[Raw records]

________________________

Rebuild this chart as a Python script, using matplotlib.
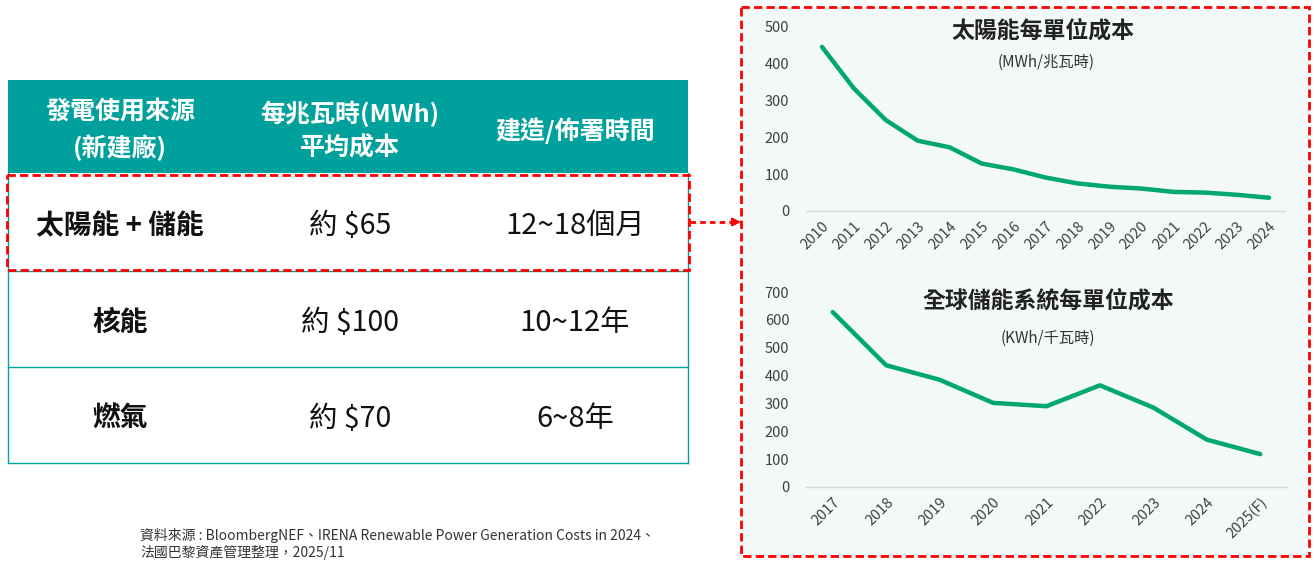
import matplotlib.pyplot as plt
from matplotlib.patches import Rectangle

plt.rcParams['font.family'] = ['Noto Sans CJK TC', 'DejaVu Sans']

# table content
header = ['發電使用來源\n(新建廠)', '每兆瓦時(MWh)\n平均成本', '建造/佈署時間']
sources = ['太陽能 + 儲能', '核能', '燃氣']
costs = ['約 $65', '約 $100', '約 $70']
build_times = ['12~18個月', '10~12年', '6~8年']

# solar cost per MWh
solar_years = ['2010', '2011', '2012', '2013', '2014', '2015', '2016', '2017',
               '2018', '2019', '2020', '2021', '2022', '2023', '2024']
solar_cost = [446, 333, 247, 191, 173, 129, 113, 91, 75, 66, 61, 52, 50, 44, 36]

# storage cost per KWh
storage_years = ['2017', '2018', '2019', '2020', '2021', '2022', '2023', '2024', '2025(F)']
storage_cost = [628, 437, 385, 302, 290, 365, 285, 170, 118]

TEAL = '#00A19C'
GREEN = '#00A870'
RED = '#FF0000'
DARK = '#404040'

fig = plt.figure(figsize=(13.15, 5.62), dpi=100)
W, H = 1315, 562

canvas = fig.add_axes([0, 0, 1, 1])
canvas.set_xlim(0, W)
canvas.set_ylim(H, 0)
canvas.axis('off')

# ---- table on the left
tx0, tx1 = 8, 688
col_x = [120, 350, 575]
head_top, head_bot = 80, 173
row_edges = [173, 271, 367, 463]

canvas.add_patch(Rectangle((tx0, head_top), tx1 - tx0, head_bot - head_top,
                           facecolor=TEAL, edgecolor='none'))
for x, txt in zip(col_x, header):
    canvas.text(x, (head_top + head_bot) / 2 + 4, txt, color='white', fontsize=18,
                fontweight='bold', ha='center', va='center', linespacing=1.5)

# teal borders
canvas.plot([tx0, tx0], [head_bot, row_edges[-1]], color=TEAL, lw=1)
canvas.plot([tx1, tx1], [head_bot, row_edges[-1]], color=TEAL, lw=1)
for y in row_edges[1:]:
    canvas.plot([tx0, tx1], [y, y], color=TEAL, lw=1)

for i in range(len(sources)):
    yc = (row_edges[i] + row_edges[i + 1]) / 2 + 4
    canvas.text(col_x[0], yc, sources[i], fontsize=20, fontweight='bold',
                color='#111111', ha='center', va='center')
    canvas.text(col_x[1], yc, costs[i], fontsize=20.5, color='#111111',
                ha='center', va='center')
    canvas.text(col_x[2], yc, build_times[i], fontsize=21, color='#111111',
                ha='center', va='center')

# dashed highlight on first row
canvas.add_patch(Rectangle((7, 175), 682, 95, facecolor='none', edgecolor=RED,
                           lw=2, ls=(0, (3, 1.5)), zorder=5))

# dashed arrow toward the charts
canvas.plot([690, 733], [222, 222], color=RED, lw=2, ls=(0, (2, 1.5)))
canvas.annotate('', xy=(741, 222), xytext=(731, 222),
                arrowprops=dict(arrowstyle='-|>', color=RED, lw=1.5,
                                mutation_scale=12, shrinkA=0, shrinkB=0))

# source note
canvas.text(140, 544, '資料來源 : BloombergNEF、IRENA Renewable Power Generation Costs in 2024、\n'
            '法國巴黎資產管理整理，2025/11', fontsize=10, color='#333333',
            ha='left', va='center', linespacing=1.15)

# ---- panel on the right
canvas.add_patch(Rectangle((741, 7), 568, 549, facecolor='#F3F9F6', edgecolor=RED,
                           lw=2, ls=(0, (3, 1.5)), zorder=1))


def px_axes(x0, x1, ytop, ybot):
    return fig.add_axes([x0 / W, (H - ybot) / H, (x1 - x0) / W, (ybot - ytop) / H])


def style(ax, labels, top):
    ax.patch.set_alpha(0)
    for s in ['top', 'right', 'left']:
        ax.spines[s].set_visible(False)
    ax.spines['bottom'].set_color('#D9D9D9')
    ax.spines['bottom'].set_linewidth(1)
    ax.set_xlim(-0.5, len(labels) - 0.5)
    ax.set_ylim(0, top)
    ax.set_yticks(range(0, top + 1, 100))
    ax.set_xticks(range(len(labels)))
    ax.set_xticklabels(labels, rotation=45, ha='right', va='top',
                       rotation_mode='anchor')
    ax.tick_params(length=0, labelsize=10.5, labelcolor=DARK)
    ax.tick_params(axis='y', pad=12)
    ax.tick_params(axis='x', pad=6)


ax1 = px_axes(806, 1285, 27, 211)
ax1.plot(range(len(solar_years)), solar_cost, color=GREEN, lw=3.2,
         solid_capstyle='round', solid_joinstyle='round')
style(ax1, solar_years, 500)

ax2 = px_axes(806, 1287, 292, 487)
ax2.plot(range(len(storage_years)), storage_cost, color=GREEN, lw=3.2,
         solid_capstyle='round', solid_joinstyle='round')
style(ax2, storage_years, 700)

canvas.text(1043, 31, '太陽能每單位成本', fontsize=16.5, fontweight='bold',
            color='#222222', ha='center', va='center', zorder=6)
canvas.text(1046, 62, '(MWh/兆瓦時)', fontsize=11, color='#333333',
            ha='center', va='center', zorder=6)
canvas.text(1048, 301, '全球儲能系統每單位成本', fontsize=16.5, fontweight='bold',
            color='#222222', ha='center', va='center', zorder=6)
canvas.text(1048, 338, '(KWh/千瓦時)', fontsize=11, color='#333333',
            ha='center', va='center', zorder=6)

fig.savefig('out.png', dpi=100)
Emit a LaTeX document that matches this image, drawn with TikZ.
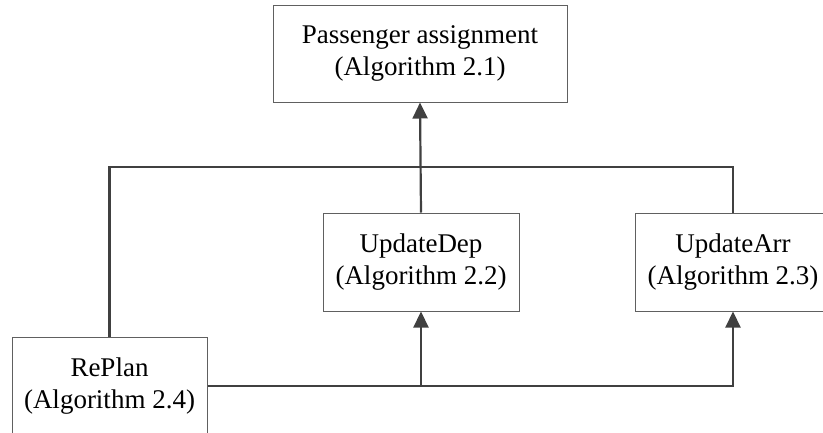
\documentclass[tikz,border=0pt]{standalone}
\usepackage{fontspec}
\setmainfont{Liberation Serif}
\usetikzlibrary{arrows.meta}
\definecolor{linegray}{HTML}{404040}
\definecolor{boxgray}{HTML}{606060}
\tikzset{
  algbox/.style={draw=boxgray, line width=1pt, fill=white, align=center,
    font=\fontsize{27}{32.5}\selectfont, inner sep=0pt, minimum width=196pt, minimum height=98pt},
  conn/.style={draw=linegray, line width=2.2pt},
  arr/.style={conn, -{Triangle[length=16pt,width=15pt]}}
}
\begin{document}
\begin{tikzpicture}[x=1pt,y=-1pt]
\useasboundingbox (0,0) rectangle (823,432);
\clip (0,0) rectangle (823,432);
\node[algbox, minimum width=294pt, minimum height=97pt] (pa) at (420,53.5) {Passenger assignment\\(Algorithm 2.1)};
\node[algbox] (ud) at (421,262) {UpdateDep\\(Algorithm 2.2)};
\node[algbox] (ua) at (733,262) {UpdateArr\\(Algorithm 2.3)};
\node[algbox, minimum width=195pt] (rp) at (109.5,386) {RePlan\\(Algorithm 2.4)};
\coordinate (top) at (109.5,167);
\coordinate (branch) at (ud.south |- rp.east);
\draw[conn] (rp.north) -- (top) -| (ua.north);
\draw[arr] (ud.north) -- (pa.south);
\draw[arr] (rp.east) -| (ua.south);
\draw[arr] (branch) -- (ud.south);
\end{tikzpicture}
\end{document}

________________________

:: YOUR TASK ::
From start to finish, output the listing exactly, but omit its pictures.

:: SOLUTION ::
Rebuild this chart as a Python script, using matplotlib.
import matplotlib.pyplot as plt
from matplotlib.patches import Rectangle

plt.rcParams['font.family'] = ['Noto Sans CJK TC', 'DejaVu Sans']

# table content
header = ['發電使用來源\n(新建廠)', '每兆瓦時(MWh)\n平均成本', '建造/佈署時間']
sources = ['太陽能 + 儲能', '核能', '燃氣']
costs = ['約 $65', '約 $100', '約 $70']
build_times = ['12~18個月', '10~12年', '6~8年']

# solar cost per MWh
solar_years = ['2010', '2011', '2012', '2013', '2014', '2015', '2016', '2017',
               '2018', '2019', '2020', '2021', '2022', '2023', '2024']
solar_cost = [446, 333, 247, 191, 173, 129, 113, 91, 75, 66, 61, 52, 50, 44, 36]

# storage cost per KWh
storage_years = ['2017', '2018', '2019', '2020', '2021', '2022', '2023', '2024', '2025(F)']
storage_cost = [628, 437, 385, 302, 290, 365, 285, 170, 118]

TEAL = '#00A19C'
GREEN = '#00A870'
RED = '#FF0000'
DARK = '#404040'

fig = plt.figure(figsize=(13.15, 5.62), dpi=100)
W, H = 1315, 562

canvas = fig.add_axes([0, 0, 1, 1])
canvas.set_xlim(0, W)
canvas.set_ylim(H, 0)
canvas.axis('off')

# ---- table on the left
tx0, tx1 = 8, 688
col_x = [120, 350, 575]
head_top, head_bot = 80, 173
row_edges = [173, 271, 367, 463]

canvas.add_patch(Rectangle((tx0, head_top), tx1 - tx0, head_bot - head_top,
                           facecolor=TEAL, edgecolor='none'))
for x, txt in zip(col_x, header):
    canvas.text(x, (head_top + head_bot) / 2 + 4, txt, color='white', fontsize=18,
                fontweight='bold', ha='center', va='center', linespacing=1.5)

# teal borders
canvas.plot([tx0, tx0], [head_bot, row_edges[-1]], color=TEAL, lw=1)
canvas.plot([tx1, tx1], [head_bot, row_edges[-1]], color=TEAL, lw=1)
for y in row_edges[1:]:
    canvas.plot([tx0, tx1], [y, y], color=TEAL, lw=1)

for i in range(len(sources)):
    yc = (row_edges[i] + row_edges[i + 1]) / 2 + 4
    canvas.text(col_x[0], yc, sources[i], fontsize=20, fontweight='bold',
                color='#111111', ha='center', va='center')
    canvas.text(col_x[1], yc, costs[i], fontsize=20.5, color='#111111',
                ha='center', va='center')
    canvas.text(col_x[2], yc, build_times[i], fontsize=21, color='#111111',
                ha='center', va='center')

# dashed highlight on first row
canvas.add_patch(Rectangle((7, 175), 682, 95, facecolor='none', edgecolor=RED,
                           lw=2, ls=(0, (3, 1.5)), zorder=5))

# dashed arrow toward the charts
canvas.plot([690, 733], [222, 222], color=RED, lw=2, ls=(0, (2, 1.5)))
canvas.annotate('', xy=(741, 222), xytext=(731, 222),
                arrowprops=dict(arrowstyle='-|>', color=RED, lw=1.5,
                                mutation_scale=12, shrinkA=0, shrinkB=0))

# source note
canvas.text(140, 544, '資料來源 : BloombergNEF、IRENA Renewable Power Generation Costs in 2024、\n'
            '法國巴黎資產管理整理，2025/11', fontsize=10, color='#333333',
            ha='left', va='center', linespacing=1.15)

# ---- panel on the right
canvas.add_patch(Rectangle((741, 7), 568, 549, facecolor='#F3F9F6', edgecolor=RED,
                           lw=2, ls=(0, (3, 1.5)), zorder=1))


def px_axes(x0, x1, ytop, ybot):
    return fig.add_axes([x0 / W, (H - ybot) / H, (x1 - x0) / W, (ybot - ytop) / H])


def style(ax, labels, top):
    ax.patch.set_alpha(0)
    for s in ['top', 'right', 'left']:
        ax.spines[s].set_visible(False)
    ax.spines['bottom'].set_color('#D9D9D9')
    ax.spines['bottom'].set_linewidth(1)
    ax.set_xlim(-0.5, len(labels) - 0.5)
    ax.set_ylim(0, top)
    ax.set_yticks(range(0, top + 1, 100))
    ax.set_xticks(range(len(labels)))
    ax.set_xticklabels(labels, rotation=45, ha='right', va='top',
                       rotation_mode='anchor')
    ax.tick_params(length=0, labelsize=10.5, labelcolor=DARK)
    ax.tick_params(axis='y', pad=12)
    ax.tick_params(axis='x', pad=6)


ax1 = px_axes(806, 1285, 27, 211)
ax1.plot(range(len(solar_years)), solar_cost, color=GREEN, lw=3.2,
         solid_capstyle='round', solid_joinstyle='round')
style(ax1, solar_years, 500)

ax2 = px_axes(806, 1287, 292, 487)
ax2.plot(range(len(storage_years)), storage_cost, color=GREEN, lw=3.2,
         solid_capstyle='round', solid_joinstyle='round')
style(ax2, storage_years, 700)

canvas.text(1043, 31, '太陽能每單位成本', fontsize=16.5, fontweight='bold',
            color='#222222', ha='center', va='center', zorder=6)
canvas.text(1046, 62, '(MWh/兆瓦時)', fontsize=11, color='#333333',
            ha='center', va='center', zorder=6)
canvas.text(1048, 301, '全球儲能系統每單位成本', fontsize=16.5, fontweight='bold',
            color='#222222', ha='center', va='center', zorder=6)
canvas.text(1048, 338, '(KWh/千瓦時)', fontsize=11, color='#333333',
            ha='center', va='center', zorder=6)

fig.savefig('out.png', dpi=100)
Emit a LaTeX document that matches this image, drawn with TikZ.
\documentclass[tikz,border=0pt]{standalone}
\usepackage{fontspec}
\setmainfont{Liberation Serif}
\usetikzlibrary{arrows.meta}
\definecolor{linegray}{HTML}{404040}
\definecolor{boxgray}{HTML}{606060}
\tikzset{
  algbox/.style={draw=boxgray, line width=1pt, fill=white, align=center,
    font=\fontsize{27}{32.5}\selectfont, inner sep=0pt, minimum width=196pt, minimum height=98pt},
  conn/.style={draw=linegray, line width=2.2pt},
  arr/.style={conn, -{Triangle[length=16pt,width=15pt]}}
}
\begin{document}
\begin{tikzpicture}[x=1pt,y=-1pt]
\useasboundingbox (0,0) rectangle (823,432);
\clip (0,0) rectangle (823,432);
\node[algbox, minimum width=294pt, minimum height=97pt] (pa) at (420,53.5) {Passenger assignment\\(Algorithm 2.1)};
\node[algbox] (ud) at (421,262) {UpdateDep\\(Algorithm 2.2)};
\node[algbox] (ua) at (733,262) {UpdateArr\\(Algorithm 2.3)};
\node[algbox, minimum width=195pt] (rp) at (109.5,386) {RePlan\\(Algorithm 2.4)};
\coordinate (top) at (109.5,167);
\coordinate (branch) at (ud.south |- rp.east);
\draw[conn] (rp.north) -- (top) -| (ua.north);
\draw[arr] (ud.north) -- (pa.south);
\draw[arr] (rp.east) -| (ua.south);
\draw[arr] (branch) -- (ud.south);
\end{tikzpicture}
\end{document}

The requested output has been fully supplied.